Task goal:
Omit every picture, and retype the lines that run from the beginning of the data below through the line containing "60.2, 60.5, 60.6, 60.66, 60.7, 60.75]", inclusive.
# start of Recorded data
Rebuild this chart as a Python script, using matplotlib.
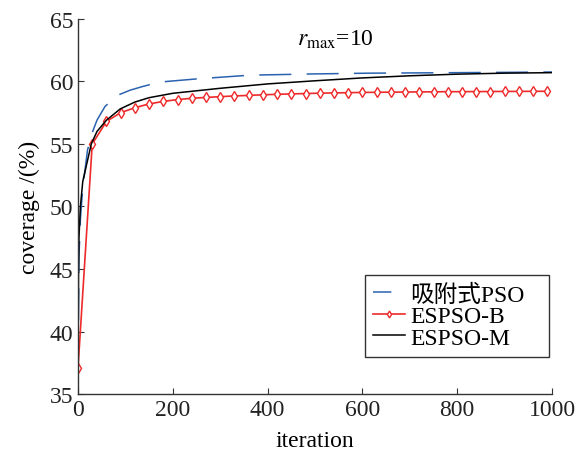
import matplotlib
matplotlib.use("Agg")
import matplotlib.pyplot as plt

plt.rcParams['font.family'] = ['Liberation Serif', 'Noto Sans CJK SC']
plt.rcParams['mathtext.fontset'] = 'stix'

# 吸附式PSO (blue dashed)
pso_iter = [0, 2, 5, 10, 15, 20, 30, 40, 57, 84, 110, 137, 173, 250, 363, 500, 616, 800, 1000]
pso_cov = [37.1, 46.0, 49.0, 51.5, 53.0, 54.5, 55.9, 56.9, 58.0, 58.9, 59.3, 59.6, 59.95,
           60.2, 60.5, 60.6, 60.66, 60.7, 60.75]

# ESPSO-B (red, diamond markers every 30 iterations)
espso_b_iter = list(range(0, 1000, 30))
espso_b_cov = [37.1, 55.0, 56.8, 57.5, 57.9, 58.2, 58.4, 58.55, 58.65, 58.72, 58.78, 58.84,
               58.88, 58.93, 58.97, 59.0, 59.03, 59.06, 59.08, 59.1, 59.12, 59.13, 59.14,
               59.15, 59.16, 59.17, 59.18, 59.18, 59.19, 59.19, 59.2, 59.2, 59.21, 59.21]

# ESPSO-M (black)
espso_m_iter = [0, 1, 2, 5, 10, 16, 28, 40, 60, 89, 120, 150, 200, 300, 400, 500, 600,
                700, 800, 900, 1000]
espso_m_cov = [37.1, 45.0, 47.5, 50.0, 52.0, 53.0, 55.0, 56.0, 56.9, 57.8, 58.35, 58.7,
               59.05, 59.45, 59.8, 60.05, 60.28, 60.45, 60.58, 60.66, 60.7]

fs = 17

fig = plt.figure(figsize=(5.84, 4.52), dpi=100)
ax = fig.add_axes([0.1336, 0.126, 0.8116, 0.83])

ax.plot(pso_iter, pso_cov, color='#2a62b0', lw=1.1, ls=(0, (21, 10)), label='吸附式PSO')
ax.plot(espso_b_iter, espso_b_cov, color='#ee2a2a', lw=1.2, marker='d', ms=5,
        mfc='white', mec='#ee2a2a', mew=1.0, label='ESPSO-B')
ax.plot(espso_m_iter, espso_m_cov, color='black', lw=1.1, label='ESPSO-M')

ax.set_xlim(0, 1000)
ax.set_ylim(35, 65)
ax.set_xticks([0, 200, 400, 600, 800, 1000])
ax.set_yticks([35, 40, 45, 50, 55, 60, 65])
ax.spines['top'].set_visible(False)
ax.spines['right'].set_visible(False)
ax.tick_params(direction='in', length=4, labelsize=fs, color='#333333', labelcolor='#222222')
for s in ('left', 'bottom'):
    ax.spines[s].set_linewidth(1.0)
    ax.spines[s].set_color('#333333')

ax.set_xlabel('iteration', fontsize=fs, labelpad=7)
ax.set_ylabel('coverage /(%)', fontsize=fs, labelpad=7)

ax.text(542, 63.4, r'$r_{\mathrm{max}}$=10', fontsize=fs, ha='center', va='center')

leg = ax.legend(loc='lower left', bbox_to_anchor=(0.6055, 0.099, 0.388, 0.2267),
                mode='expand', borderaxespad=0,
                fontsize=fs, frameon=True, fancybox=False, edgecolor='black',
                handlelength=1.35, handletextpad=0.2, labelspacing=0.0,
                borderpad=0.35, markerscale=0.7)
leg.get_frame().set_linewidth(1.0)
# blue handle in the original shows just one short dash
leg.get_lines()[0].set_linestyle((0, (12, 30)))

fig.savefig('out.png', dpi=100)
# end of Recorded data
Exercise output:
Rebuild this chart as a Python script, using matplotlib.
import matplotlib
matplotlib.use("Agg")
import matplotlib.pyplot as plt

plt.rcParams['font.family'] = ['Liberation Serif', 'Noto Sans CJK SC']
plt.rcParams['mathtext.fontset'] = 'stix'

# 吸附式PSO (blue dashed)
pso_iter = [0, 2, 5, 10, 15, 20, 30, 40, 57, 84, 110, 137, 173, 250, 363, 500, 616, 800, 1000]
pso_cov = [37.1, 46.0, 49.0, 51.5, 53.0, 54.5, 55.9, 56.9, 58.0, 58.9, 59.3, 59.6, 59.95,
           60.2, 60.5, 60.6, 60.66, 60.7, 60.75]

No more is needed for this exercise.